Data lines:

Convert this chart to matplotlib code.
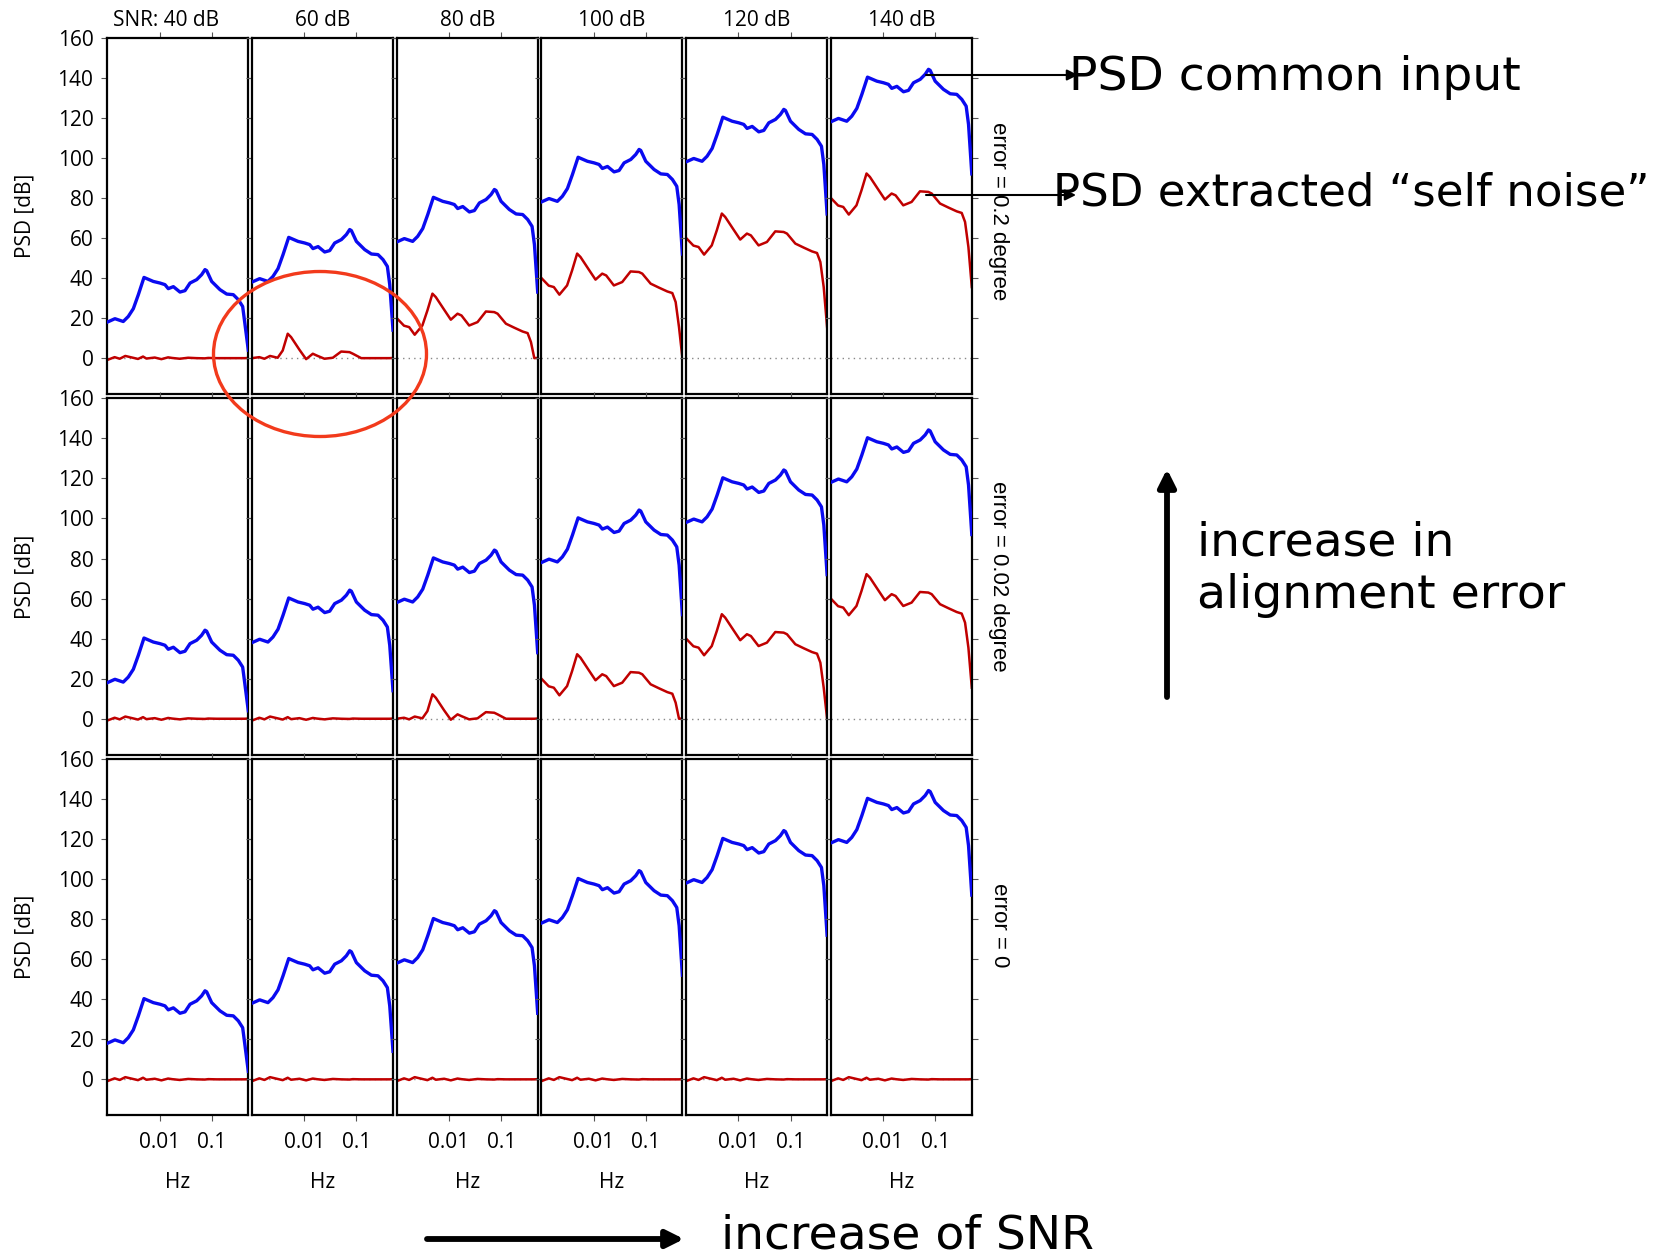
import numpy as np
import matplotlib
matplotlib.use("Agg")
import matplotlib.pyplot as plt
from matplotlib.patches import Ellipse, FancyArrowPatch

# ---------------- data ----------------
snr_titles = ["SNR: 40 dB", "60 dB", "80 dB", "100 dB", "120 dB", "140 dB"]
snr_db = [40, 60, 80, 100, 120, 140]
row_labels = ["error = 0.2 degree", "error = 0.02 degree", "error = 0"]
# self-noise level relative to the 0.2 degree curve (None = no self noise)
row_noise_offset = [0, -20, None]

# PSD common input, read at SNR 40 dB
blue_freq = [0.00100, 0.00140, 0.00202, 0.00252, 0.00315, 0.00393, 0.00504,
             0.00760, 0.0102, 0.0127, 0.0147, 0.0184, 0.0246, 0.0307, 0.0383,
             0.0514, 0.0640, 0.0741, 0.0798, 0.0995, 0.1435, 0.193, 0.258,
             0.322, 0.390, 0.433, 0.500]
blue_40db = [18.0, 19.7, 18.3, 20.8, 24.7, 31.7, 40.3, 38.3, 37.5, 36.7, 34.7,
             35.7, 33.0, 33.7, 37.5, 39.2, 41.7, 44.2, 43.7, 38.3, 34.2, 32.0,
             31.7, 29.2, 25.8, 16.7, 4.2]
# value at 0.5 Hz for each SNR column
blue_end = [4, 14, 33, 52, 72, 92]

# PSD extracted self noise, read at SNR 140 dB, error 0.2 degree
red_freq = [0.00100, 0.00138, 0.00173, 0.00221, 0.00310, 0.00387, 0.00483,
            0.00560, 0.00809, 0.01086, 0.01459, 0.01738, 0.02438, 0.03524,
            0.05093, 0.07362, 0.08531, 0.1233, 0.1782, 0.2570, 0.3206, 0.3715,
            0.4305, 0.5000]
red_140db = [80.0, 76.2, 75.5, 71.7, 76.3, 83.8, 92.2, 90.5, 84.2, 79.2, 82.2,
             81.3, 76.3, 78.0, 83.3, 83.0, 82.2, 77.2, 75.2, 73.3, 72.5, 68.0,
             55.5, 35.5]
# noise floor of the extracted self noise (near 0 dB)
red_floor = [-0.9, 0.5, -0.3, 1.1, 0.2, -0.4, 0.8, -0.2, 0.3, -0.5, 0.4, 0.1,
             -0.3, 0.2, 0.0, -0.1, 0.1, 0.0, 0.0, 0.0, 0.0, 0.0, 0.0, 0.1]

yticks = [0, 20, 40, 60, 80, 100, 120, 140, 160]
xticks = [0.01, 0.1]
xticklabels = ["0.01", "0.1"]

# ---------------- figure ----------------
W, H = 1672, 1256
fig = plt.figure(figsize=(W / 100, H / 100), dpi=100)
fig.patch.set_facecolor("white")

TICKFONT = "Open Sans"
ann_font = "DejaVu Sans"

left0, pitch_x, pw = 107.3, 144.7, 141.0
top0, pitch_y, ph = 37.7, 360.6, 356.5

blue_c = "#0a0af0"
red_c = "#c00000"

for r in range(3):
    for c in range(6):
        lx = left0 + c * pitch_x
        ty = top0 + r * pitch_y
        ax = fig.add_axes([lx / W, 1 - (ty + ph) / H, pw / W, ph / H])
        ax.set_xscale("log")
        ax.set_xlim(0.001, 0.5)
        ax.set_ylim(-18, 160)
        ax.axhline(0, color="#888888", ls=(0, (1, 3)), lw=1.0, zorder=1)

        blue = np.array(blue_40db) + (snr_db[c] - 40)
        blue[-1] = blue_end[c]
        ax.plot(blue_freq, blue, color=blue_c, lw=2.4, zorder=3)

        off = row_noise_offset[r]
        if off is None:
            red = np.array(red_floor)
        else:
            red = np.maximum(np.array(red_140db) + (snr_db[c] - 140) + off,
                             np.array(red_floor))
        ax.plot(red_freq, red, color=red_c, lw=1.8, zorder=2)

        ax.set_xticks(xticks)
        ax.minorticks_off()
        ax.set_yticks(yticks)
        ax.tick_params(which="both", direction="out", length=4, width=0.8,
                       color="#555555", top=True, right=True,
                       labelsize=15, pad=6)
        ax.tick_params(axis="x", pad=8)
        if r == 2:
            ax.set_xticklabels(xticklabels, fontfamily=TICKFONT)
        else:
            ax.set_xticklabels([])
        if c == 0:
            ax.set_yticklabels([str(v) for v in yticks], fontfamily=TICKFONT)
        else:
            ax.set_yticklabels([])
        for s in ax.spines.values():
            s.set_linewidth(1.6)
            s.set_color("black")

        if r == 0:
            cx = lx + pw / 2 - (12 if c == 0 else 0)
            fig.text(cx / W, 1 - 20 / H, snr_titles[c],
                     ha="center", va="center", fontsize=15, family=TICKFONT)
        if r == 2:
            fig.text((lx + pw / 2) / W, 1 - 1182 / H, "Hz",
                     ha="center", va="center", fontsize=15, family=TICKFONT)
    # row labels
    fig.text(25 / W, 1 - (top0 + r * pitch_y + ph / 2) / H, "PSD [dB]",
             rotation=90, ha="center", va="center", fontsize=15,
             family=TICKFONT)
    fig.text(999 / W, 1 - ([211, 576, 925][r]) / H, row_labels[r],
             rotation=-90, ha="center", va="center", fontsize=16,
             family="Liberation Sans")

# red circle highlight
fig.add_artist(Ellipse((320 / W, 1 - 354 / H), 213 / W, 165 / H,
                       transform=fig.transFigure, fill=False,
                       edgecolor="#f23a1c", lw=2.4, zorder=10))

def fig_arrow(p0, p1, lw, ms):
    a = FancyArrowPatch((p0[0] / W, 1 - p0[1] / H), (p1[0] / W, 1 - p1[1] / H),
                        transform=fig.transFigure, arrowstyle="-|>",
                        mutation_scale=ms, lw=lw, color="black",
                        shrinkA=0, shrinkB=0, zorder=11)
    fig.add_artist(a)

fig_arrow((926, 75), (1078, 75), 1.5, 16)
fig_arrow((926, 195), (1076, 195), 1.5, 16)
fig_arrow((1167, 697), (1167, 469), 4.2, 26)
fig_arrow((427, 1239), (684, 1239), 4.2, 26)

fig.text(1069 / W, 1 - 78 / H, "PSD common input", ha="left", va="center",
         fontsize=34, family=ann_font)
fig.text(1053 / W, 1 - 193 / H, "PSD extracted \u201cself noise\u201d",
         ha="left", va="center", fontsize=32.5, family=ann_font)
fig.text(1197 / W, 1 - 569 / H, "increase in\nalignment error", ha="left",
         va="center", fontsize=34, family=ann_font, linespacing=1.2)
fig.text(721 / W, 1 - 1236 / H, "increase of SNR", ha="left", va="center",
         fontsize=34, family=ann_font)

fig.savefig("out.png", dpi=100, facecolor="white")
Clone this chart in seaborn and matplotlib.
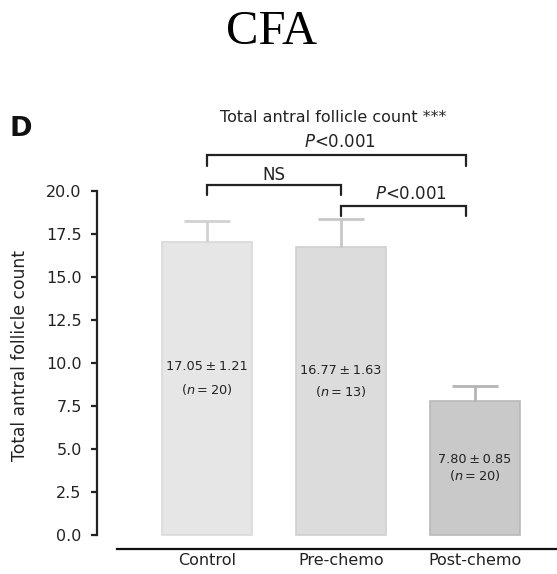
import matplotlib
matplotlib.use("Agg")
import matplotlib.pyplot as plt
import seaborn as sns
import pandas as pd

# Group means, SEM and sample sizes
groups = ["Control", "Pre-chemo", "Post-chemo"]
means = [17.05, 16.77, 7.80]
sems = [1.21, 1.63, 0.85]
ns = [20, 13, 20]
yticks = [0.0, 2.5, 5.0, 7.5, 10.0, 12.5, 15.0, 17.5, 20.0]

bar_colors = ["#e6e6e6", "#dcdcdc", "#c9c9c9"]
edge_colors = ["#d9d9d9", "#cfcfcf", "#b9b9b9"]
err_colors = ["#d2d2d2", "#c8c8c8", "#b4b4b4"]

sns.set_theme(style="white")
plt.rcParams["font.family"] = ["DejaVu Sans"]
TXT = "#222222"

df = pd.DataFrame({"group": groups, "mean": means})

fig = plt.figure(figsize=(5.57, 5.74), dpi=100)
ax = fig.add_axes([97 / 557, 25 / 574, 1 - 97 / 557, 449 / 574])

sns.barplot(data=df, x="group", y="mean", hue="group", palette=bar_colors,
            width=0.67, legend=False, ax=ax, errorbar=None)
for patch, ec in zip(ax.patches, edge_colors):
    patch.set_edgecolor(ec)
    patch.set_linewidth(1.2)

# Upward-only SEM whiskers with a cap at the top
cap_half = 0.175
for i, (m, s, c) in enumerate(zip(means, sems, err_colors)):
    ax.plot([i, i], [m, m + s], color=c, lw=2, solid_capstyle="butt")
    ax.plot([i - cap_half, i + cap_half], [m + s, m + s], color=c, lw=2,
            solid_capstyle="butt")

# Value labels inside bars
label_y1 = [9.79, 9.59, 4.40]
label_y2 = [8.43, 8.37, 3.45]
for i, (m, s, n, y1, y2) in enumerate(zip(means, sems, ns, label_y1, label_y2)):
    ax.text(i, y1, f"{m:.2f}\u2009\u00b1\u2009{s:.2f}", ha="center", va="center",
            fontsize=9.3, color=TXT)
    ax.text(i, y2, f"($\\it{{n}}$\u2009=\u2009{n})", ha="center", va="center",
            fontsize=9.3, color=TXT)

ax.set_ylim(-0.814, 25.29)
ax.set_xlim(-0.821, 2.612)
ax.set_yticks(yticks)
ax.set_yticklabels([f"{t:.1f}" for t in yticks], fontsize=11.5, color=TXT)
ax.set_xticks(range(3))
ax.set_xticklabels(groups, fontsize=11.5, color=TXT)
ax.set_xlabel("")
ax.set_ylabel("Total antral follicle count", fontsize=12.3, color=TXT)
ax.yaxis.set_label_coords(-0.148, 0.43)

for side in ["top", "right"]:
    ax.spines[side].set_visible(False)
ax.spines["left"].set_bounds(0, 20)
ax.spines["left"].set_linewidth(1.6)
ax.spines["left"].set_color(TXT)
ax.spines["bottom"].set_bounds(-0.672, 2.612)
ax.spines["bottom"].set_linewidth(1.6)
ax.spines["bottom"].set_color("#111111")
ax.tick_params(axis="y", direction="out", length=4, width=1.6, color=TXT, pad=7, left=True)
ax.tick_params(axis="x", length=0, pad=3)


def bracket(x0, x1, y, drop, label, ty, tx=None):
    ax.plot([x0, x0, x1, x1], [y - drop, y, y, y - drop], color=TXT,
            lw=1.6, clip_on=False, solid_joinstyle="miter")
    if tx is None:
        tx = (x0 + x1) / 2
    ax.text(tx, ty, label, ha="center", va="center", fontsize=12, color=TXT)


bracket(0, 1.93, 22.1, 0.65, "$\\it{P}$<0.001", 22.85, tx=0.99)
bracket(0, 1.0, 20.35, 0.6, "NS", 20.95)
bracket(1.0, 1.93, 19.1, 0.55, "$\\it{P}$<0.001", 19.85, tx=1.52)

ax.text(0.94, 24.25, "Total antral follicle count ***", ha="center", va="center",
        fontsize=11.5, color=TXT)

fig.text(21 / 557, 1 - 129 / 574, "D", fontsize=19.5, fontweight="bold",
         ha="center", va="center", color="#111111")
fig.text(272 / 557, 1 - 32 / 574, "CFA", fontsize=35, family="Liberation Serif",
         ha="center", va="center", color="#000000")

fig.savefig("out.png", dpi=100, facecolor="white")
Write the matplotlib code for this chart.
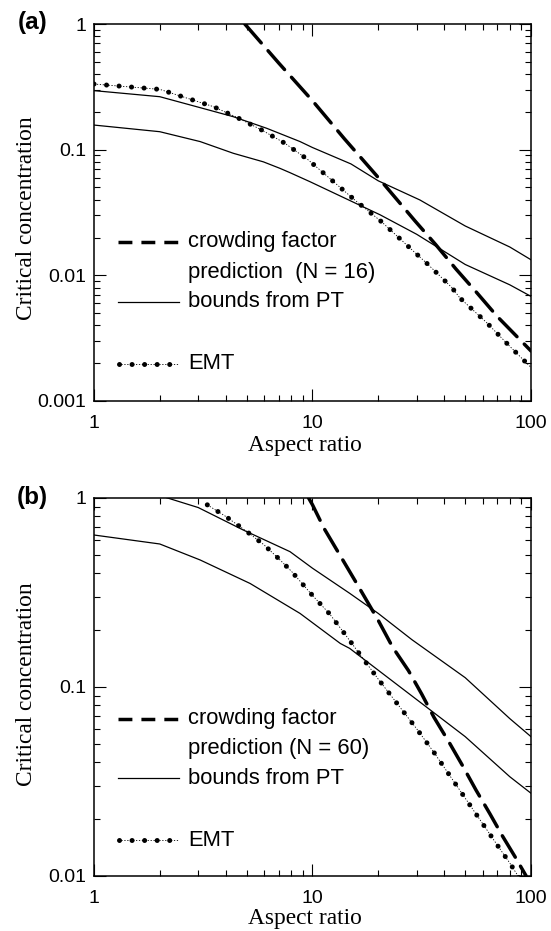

Work to do: Beginning with the line above that contains "Clone this chart in seaborn and matplotlib." and finishing with the line that contains "ax = fig.add_axes([97", print those lines exactly and only. Skip all pictures.

Correct response:
Clone this chart in seaborn and matplotlib.
import matplotlib
matplotlib.use("Agg")
import matplotlib.pyplot as plt
import seaborn as sns
import pandas as pd

# Group means, SEM and sample sizes
groups = ["Control", "Pre-chemo", "Post-chemo"]
means = [17.05, 16.77, 7.80]
sems = [1.21, 1.63, 0.85]
ns = [20, 13, 20]
yticks = [0.0, 2.5, 5.0, 7.5, 10.0, 12.5, 15.0, 17.5, 20.0]

bar_colors = ["#e6e6e6", "#dcdcdc", "#c9c9c9"]
edge_colors = ["#d9d9d9", "#cfcfcf", "#b9b9b9"]
err_colors = ["#d2d2d2", "#c8c8c8", "#b4b4b4"]

sns.set_theme(style="white")
plt.rcParams["font.family"] = ["DejaVu Sans"]
TXT = "#222222"

df = pd.DataFrame({"group": groups, "mean": means})

fig = plt.figure(figsize=(5.57, 5.74), dpi=100)
ax = fig.add_axes([97 / 557, 25 / 574, 1 - 97 / 557, 449 / 574])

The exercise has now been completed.